From a muddy mangrove to an ex-slaughterhouse: a promenade through Macau

I'm in Macau preparing a performance that I'll film tomorrow. It's a tour in the sense that it is a promenade style of show that travels through the city. The original inspiration was land reclamation, of which Macau has a great deal. The video below shows how Macau has evolved from being three small islands to two substantially larger ones.


The performance will trace a path first over the flat reclaimed land and then up onto the higher ground. It taps into the fear of flooding, something that Macau knows about only too well. The city experienced devastating typhoon flooding in 2017 that left much of the city inundated. That scenario looks only too likely to return with greater frequency now that our global weather patterns are going rogue


The performance is not simply the tracing of this path. I'll be emerging from the mud and sands with a basic office in tow: desk, chair, computer, screen etc. Caked in mud I'll push it through the city and make my way to Ox Warehouse, the contemporary art gallery that is supporting this. It's going to be another hot day, 29 degrees, and the route will probably take over an hour. Even if everything goes right, which is a big assumption, it will be a tough tour. 


It's already looking less straightforward as the gate onto the beach where I start has now been sealed; it was previously unlocked. I'll have to pass everything over a fence and climb over it myself, too. We have permission to do this performance from the local government, so hopefully it won't get stopped, but it is hard to really predict how it will all turn out. That's half the fun.

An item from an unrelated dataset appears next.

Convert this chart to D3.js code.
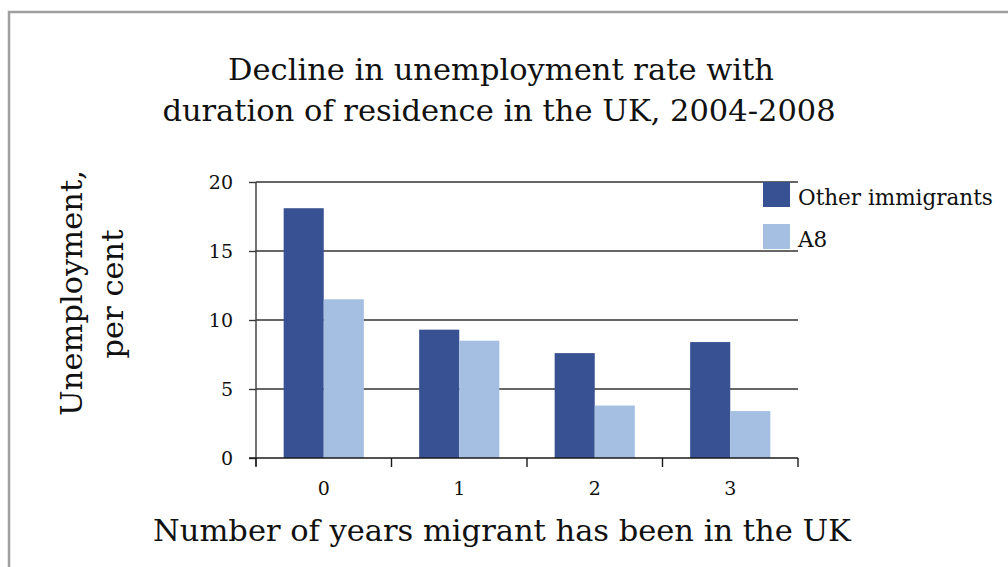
<!DOCTYPE html>
<html>
<head>
<meta charset="utf-8">
<script src="https://cdn.jsdelivr.net/npm/d3@7"></script>
<style>
  body { margin: 0; background: #fff; }
  svg { display: block; font-family: "DejaVu Serif", Georgia, serif; }
</style>
</head>
<body>
<svg id="chart" width="1008" height="567"></svg>
<script>
const years = ["0", "1", "2", "3"];
const seriesNames = ["Other immigrants", "A8"];
const otherImmigrants = [18.1, 9.3, 7.6, 8.4];
const a8 = [11.5, 8.5, 3.8, 3.4];
const yTicks = [0, 5, 10, 15, 20];
const colors = ["#375192", "#a5bfe3"];

const svg = d3.select("#chart");

// outer frame (runs off the right and bottom edge)
svg.append("rect")
  .attr("x", 9).attr("y", 12)
  .attr("width", 1020).attr("height", 600)
  .attr("fill", "none").attr("stroke", "#a0a0a0").attr("stroke-width", 2.5);

const plotLeft = 256, plotRight = 798, plotTop = 182, plotBottom = 458;

const x0 = d3.scaleBand().domain(years).range([plotLeft, plotRight]).padding(0);
const x1 = d3.scaleBand().domain(seriesNames).range([0, x0.bandwidth()]).paddingOuter(0.69).paddingInner(0);
const y = d3.scaleLinear().domain([0, 20]).range([plotBottom, plotTop]);

// gridlines
svg.append("g")
  .selectAll("line")
  .data(yTicks.filter(d => d > 0))
  .join("line")
  .attr("x1", plotLeft).attr("x2", plotRight)
  .attr("y1", d => y(d)).attr("y2", d => y(d))
  .attr("stroke", "#333").attr("stroke-width", 1.4);

// bars
const rows = years.map((yr, i) => ({ year: yr, values: [otherImmigrants[i], a8[i]] }));
svg.append("g")
  .selectAll("g")
  .data(rows)
  .join("g")
  .attr("transform", d => `translate(${x0(d.year)},0)`)
  .selectAll("rect")
  .data(d => d.values.map((v, j) => ({ name: seriesNames[j], value: v, c: colors[j] })))
  .join("rect")
  .attr("x", d => x1(d.name))
  .attr("width", x1.bandwidth())
  .attr("y", d => y(d.value))
  .attr("height", d => y(0) - y(d.value))
  .attr("fill", d => d.c);

// y axis
const yAxis = svg.append("g")
  .attr("transform", `translate(${plotLeft},0)`)
  .call(d3.axisLeft(y).tickValues(yTicks).tickSize(7).tickPadding(16));
yAxis.select(".domain").attr("d", `M0,${plotTop}V${plotBottom + 8}`);
yAxis.selectAll("line, path").attr("stroke", "#3a3a3a").attr("stroke-width", 1.4);
yAxis.selectAll("text").attr("font-size", 19).attr("fill", "#111")
  .attr("font-family", "DejaVu Serif");

// x axis (ticks on band edges)
const xAxisG = svg.append("g");
xAxisG.append("line")
  .attr("x1", plotLeft - 7).attr("x2", plotRight)
  .attr("y1", plotBottom).attr("y2", plotBottom)
  .attr("stroke", "#1a1a1a").attr("stroke-width", 1.4);
const edges = years.map(d => x0(d)).concat([plotRight]);
xAxisG.selectAll(".xt")
  .data(edges)
  .join("line")
  .attr("x1", d => d).attr("x2", d => d)
  .attr("y1", plotBottom).attr("y2", plotBottom + 9)
  .attr("stroke", "#1a1a1a").attr("stroke-width", 1.4);
xAxisG.selectAll("text")
  .data(years)
  .join("text")
  .attr("x", d => x0(d) + x0.bandwidth() / 2)
  .attr("y", plotBottom + 37)
  .attr("text-anchor", "middle")
  .attr("font-size", 19)
  .attr("fill", "#111")
  .text(d => d);

// title
const title = svg.append("text")
  .attr("text-anchor", "middle")
  .attr("font-size", 30.5)
  .attr("fill", "#111");
title.append("tspan").attr("x", 501).attr("y", 80).text("Decline in unemployment rate with");
title.append("tspan").attr("x", 499).attr("y", 121).text("duration of residence in the UK, 2004-2008");

// y label
const yl = svg.append("text")
  .attr("transform", "rotate(-90)")
  .attr("text-anchor", "middle")
  .attr("font-size", 30.5)
  .attr("fill", "#111");
yl.append("tspan").attr("x", -293).attr("y", 82).text("Unemployment,");
yl.append("tspan").attr("x", -294).attr("y", 123).text("per cent");

// x label
svg.append("text")
  .attr("x", 502).attr("y", 541)
  .attr("text-anchor", "middle")
  .attr("font-size", 30.5)
  .attr("fill", "#111")
  .text("Number of years migrant has been in the UK");

// legend
const legend = svg.append("g")
  .selectAll("g")
  .data(seriesNames)
  .join("g")
  .attr("transform", (d, i) => `translate(763,${182 + i * 42})`);
legend.append("rect")
  .attr("width", 27).attr("height", 25)
  .attr("fill", (d, i) => colors[i]);
legend.append("text")
  .attr("x", 35).attr("y", 23)
  .attr("font-size", 21.5)
  .attr("fill", "#111")
  .text(d => d);
</script>
</body>
</html>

The locking of the gate may be a blessing in disguise. It means I will begin in the sandy mud at the bottom of these steps, beside the remains of a mangrove forest. The vast majority of it has been uprooted and covered in rocks to make way for casinos, but a small pocket of it hangs on. Since I learned that these rare natural environments sequester up to eight times more carbon than regular forests, I have a special regard for them. They are forests growing out of the coastal mud flats; dense, liminal, teaming with life, they are one of nature's enigmatic zones that holds hidden wonder. I'll be bringing some of that with me through the polished streets tomorrow, a climate refugee from the future on his way to higher ground.